» Stated task: Would you copy the records below, exactly and only from their first line through the line containing "wedges[0].set_linewidth(2.2)", without any pictures?
·····
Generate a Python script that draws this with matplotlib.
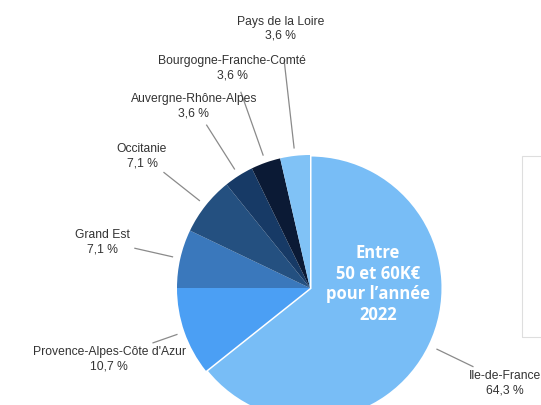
import numpy as np
import matplotlib.pyplot as plt
from matplotlib.patches import Rectangle

# data
regions = ["Ile-de-France", "Provence-Alpes-Côte d'Azur", "Grand Est", "Occitanie",
           "Auvergne-Rhône-Alpes", "Bourgogne-Franche-Comté", "Pays de la Loire"]
shares = [64.3, 10.7, 7.1, 7.1, 3.6, 3.6, 3.6]
pct_labels = ["64,3 %", "10,7 %", "7,1 %", "7,1 %", "3,6 %", "3,6 %", "3,6 %"]
colors = ["#78bdf6", "#4b9ff4", "#3a78bc", "#245080", "#173a66", "#0b1a35", "#80c2f6"]
center_text = "Entre\n50 et 60K€\npour l’année\n2022"

# layout: radii (in pie radii) of the leader line ends and of the labels
line_out = [1.36, 1.25, 1.35, 1.40, 1.45, 1.56, 1.72]
text_r = [1.63, 1.60, 1.60, 1.61, 1.63, 1.76, 1.97]

W, H = 541, 406
fig = plt.figure(figsize=(W / 100, H / 100), dpi=100)
ax = fig.add_axes([0, 0, 1, 1])

cx, cy, r = 310, H - 289, 133
wedges, _ = ax.pie(shares, colors=colors, startangle=90, counterclock=False,
                   center=(cx, cy), radius=r, wedgeprops=dict(linewidth=0))
wedges[0].set_edgecolor("white")
wedges[0].set_linewidth(2.2)

ax.set_xlim(0, W)
ax.set_ylim(0, H)
ax.set_aspect("equal")
ax.axis("off")

# labels with leader lines
for i, w in enumerate(wedges):
    mid = np.deg2rad((w.theta1 + w.theta2) / 2)
    c, s = np.cos(mid), np.sin(mid)
    ax.plot([cx + 1.06 * r * c, cx + line_out[i] * r * c],
            [cy + 1.06 * r * s, cy + line_out[i] * r * s],
            color="#8a8a8a", lw=0.9, clip_on=False)
    ax.text(cx + text_r[i] * r * c, cy + text_r[i] * r * s,
            regions[i] + "\n" + pct_labels[i], ha="center", va="center",
            fontsize=8.7, family="Liberation Sans", color="#333333", linespacing=1.25)

ax.text(378, H - 284, center_text, ha="center", va="center", color="white",
        fontsize=12, fontweight="bold", family="Open Sans", linespacing=1.18)

# faint box cut off at the right edge
ax.add_patch(Rectangle((522, H - 338), 40, 181, fill=False, edgecolor="#dedede",
                       linewidth=0.8, clip_on=False))

fig.savefig("out.png", dpi=100)
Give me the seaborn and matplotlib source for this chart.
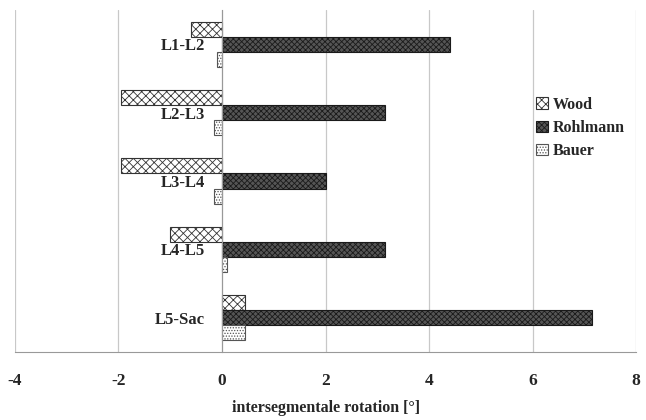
import pandas as pd
import seaborn as sns
import matplotlib.pyplot as plt

segments = ["L1-L2", "L2-L3", "L3-L4", "L4-L5", "L5-Sac"]
studies = ["Wood", "Rohlmann", "Bauer"]
wood = [-0.6, -1.95, -1.95, -1.0, 0.45]
rohlmann = [4.4, 3.15, 2.0, 3.15, 7.15]
bauer = [-0.1, -0.15, -0.15, 0.1, 0.45]

df = pd.DataFrame({
    "segment": segments * 3,
    "study": ["Wood"] * 5 + ["Rohlmann"] * 5 + ["Bauer"] * 5,
    "rotation": wood + rohlmann + bauer,
})

sns.set_style("white")
plt.rcParams['font.family'] = ['Liberation Serif', 'DejaVu Serif']
plt.rcParams['font.weight'] = 'bold'
plt.rcParams['hatch.linewidth'] = 0.6
plt.rcParams['axes.unicode_minus'] = False

fig = plt.figure(figsize=(6.46, 4.20), dpi=100)
ax = fig.add_axes([0.023, 0.162, 0.962, 0.814])

sns.barplot(data=df, x="rotation", y="segment", hue="study", order=segments,
            hue_order=studies, orient="h", width=0.66, ax=ax, legend=False)

# styles per study: facecolor, hatch, edgecolor
styles = {
    "Wood": ("white", "xxxx", "#333333"),
    "Rohlmann": ("#555555", "xxxxxx", "#1a1a1a"),
    "Bauer": ("white", "......", "#555555"),
}
for cont, name in zip(ax.containers, studies):
    fc, hatch, ec = styles[name]
    for p in cont.patches:
        p.set_facecolor(fc)
        p.set_hatch(hatch)
        p.set_edgecolor(ec)
        p.set_linewidth(0.8)

ax.set_xlim(-4, 8)
ax.set_ylim(4.5, -0.5)
ax.set_xticks(range(-4, 9, 2))
ax.xaxis.grid(True, color="#c8c8c8", lw=0.9)
ax.set_axisbelow(True)

for s in ["top", "right"]:
    ax.spines[s].set_visible(False)
ax.spines["left"].set_position(("data", 0))
ax.spines["left"].set_color("#999999")
ax.spines["bottom"].set_color("#999999")

ax.set_yticks(range(5))
ax.set_yticklabels(segments, fontsize=12, fontweight="bold")
ax.set_yticks([i - 0.5 for i in range(6)], minor=True)
ax.tick_params(axis="y", which="major", length=0, pad=12)
ax.tick_params(axis="y", which="minor", length=5, color="#999999", direction="out")
ax.tick_params(axis="x", length=5, color="#999999", direction="out", labelsize=12.5, pad=10)
for t in ax.get_xticklabels():
    t.set_fontweight("bold")

ax.set_ylabel("")
ax.set_xlabel("intersegmentale rotation [°]", fontsize=11.5, fontweight="bold", labelpad=8)

ax.legend(ax.containers, studies, loc="center left", bbox_to_anchor=(0.815, 0.655),
          frameon=False, handlelength=0.75, handleheight=0.75, handletextpad=0.3,
          labelspacing=0.45, prop={"weight": "bold", "size": 11.5})

fig.savefig("out.png", dpi=100)
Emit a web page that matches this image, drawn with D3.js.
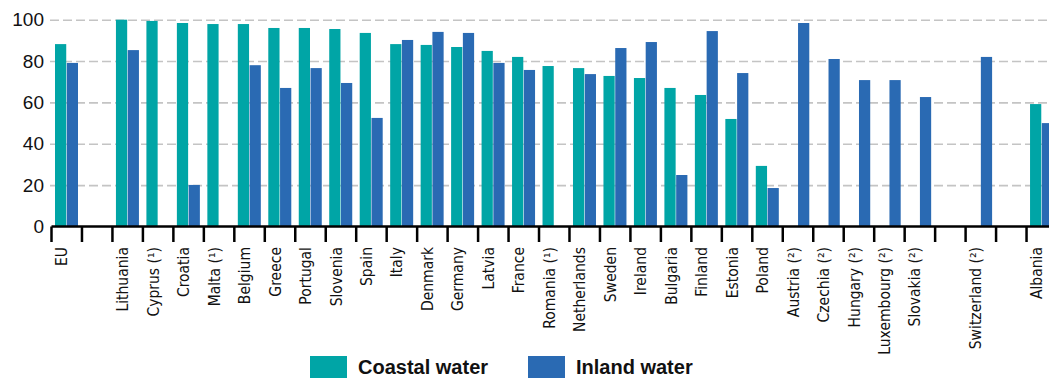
<!DOCTYPE html>
<html>
<head>
<meta charset="utf-8">
<script src="https://cdn.jsdelivr.net/npm/d3@7"></script>
<style>
  body { margin: 0; background: #fff; }
  svg { display: block; }
</style>
</head>
<body>
<svg id="chart" width="1049" height="378"></svg>
<script>
// slots along the x axis ('' = empty gap slot)
const countries = ['EU', '', 'Lithuania', 'Cyprus (\u00b9)', 'Croatia', 'Malta (\u00b9)', 'Belgium', 'Greece', 'Portugal',
  'Slovenia', 'Spain', 'Italy', 'Denmark', 'Germany', 'Latvia', 'France', 'Romania (\u00b9)', 'Netherlands',
  'Sweden', 'Ireland', 'Bulgaria', 'Finland', 'Estonia', 'Poland', 'Austria (\u00b2)', 'Czechia (\u00b2)',
  'Hungary (\u00b2)', 'Luxembourg (\u00b2)', 'Slovakia (\u00b2)', ' ', 'Switzerland (\u00b2)', '  ', 'Albania'];
const coastal = [88.2, null, 100, 99.4, 98.4, 97.9, 97.9, 96.0, 96.0,
  95.5, 93.6, 88.2, 87.8, 86.8, 84.9, 82.0, 77.6, 76.6,
  72.8, 71.8, 67.0, 63.6, 52.0, 29.3, null, null,
  null, null, null, null, null, null, 59.2];
const inland = [79.1, null, 85.3, null, 20.1, null, 78.0, 67.0, 76.6,
  69.4, 52.5, 90.2, 94.1, 93.6, 79.1, 75.7, null, 73.7,
  86.3, 89.2, 24.9, 94.5, 74.2, 18.6, 98.4, 81.0,
  70.8, 70.8, 62.6, null, 82.0, null, 50.0];
const yTicks = [0, 20, 40, 60, 80, 100];
const seriesNames = ['Coastal water', 'Inland water'];
const colors = { 'Coastal water': '#00a5a6', 'Inland water': '#2a6ab3' };

const svg = d3.select('#chart');

const x0 = 51.5, step = 30.47;
const x = d3.scaleBand()
  .domain(countries)
  .range([x0, x0 + step * countries.length]);

const xs = d3.scaleBand()
  .domain(seriesNames)
  .range([3.5, 26.5])
  .paddingInner(0.045);

const y = d3.scaleLinear().domain([0, 100]).range([226.5, 19.7]);

// dashed grid lines
const grid = svg.append('g')
  .attr('transform', 'translate(50,0)')
  .call(d3.axisLeft(y).tickValues(yTicks.filter(v => v > 0)).tickSize(-1000).tickFormat(''));
grid.select('.domain').remove();
grid.selectAll('line')
  .attr('stroke', '#c4c4c4')
  .attr('stroke-width', 1.6)
  .attr('stroke-dasharray', '9,4');

// y labels
svg.append('g')
  .selectAll('text')
  .data(yTicks)
  .enter()
  .append('text')
  .attr('x', 44)
  .attr('y', d => y(d))
  .attr('dy', '0.34em')
  .attr('text-anchor', 'end')
  .style('font-family', 'Liberation Sans, Arial, sans-serif')
  .style('font-size', '19px')
  .attr('fill', '#111')
  .text(d => d);

// bars
const rows = countries.map((c, i) => ({ c: c, vals: [coastal[i], inland[i]] }));
const groups = svg.append('g')
  .selectAll('g')
  .data(rows)
  .enter()
  .append('g')
  .attr('transform', d => 'translate(' + x(d.c) + ',0)');

groups.selectAll('rect')
  .data(d => d.vals.map((v, j) => ({ s: seriesNames[j], v: v })).filter(e => e.v != null))
  .enter()
  .append('rect')
  .attr('x', d => xs(d.s))
  .attr('width', xs.bandwidth())
  .attr('y', d => y(d.v))
  .attr('height', d => y(0) - y(d.v))
  .attr('fill', d => colors[d.s]);

// x axis line + tick marks
const bounds = countries.map(c => x(c)).concat([x0 + step * countries.length]);
svg.append('line')
  .attr('x1', x0).attr('x2', 1049)
  .attr('y1', y(0)).attr('y2', y(0))
  .attr('stroke', '#000').attr('stroke-width', 2.5);
svg.append('g')
  .selectAll('line')
  .data(bounds)
  .enter()
  .append('line')
  .attr('x1', d => d).attr('x2', d => d)
  .attr('y1', y(0)).attr('y2', 242)
  .attr('stroke', '#000').attr('stroke-width', 2.5);

// rotated country labels
svg.append('g')
  .selectAll('text')
  .data(countries.filter(c => c.trim() !== ''))
  .enter()
  .append('text')
  .attr('transform', d => 'translate(' + (x(d) + x.bandwidth() / 2 - 5) + ',247) rotate(-90)')
  .attr('dy', '0.36em')
  .attr('text-anchor', 'end')
  .style('font-family', 'Liberation Sans Narrow, DejaVu Sans Condensed, sans-serif')
  .style('font-size', '15.5px')
  .attr('fill', '#111')
  .text(d => d);

// legend
const legendX = [310, 528];
const legend = svg.append('g')
  .selectAll('g')
  .data(seriesNames)
  .enter()
  .append('g')
  .attr('transform', (d, i) => 'translate(' + legendX[i] + ',356)');
legend.append('rect')
  .attr('width', 37).attr('height', 22)
  .attr('fill', d => colors[d]);
legend.append('text')
  .attr('x', 48).attr('y', 18)
  .style('font-family', 'Liberation Sans, Arial, sans-serif')
  .style('font-size', '20px')
  .style('font-weight', 'bold')
  .attr('fill', '#111')
  .text(d => d);
</script>
</body>
</html>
·····
» Expected output:
Generate a Python script that draws this with matplotlib.
import numpy as np
import matplotlib.pyplot as plt
from matplotlib.patches import Rectangle

# data
regions = ["Ile-de-France", "Provence-Alpes-Côte d'Azur", "Grand Est", "Occitanie",
           "Auvergne-Rhône-Alpes", "Bourgogne-Franche-Comté", "Pays de la Loire"]
shares = [64.3, 10.7, 7.1, 7.1, 3.6, 3.6, 3.6]
pct_labels = ["64,3 %", "10,7 %", "7,1 %", "7,1 %", "3,6 %", "3,6 %", "3,6 %"]
colors = ["#78bdf6", "#4b9ff4", "#3a78bc", "#245080", "#173a66", "#0b1a35", "#80c2f6"]
center_text = "Entre\n50 et 60K€\npour l’année\n2022"

# layout: radii (in pie radii) of the leader line ends and of the labels
line_out = [1.36, 1.25, 1.35, 1.40, 1.45, 1.56, 1.72]
text_r = [1.63, 1.60, 1.60, 1.61, 1.63, 1.76, 1.97]

W, H = 541, 406
fig = plt.figure(figsize=(W / 100, H / 100), dpi=100)
ax = fig.add_axes([0, 0, 1, 1])

cx, cy, r = 310, H - 289, 133
wedges, _ = ax.pie(shares, colors=colors, startangle=90, counterclock=False,
                   center=(cx, cy), radius=r, wedgeprops=dict(linewidth=0))
wedges[0].set_edgecolor("white")
wedges[0].set_linewidth(2.2)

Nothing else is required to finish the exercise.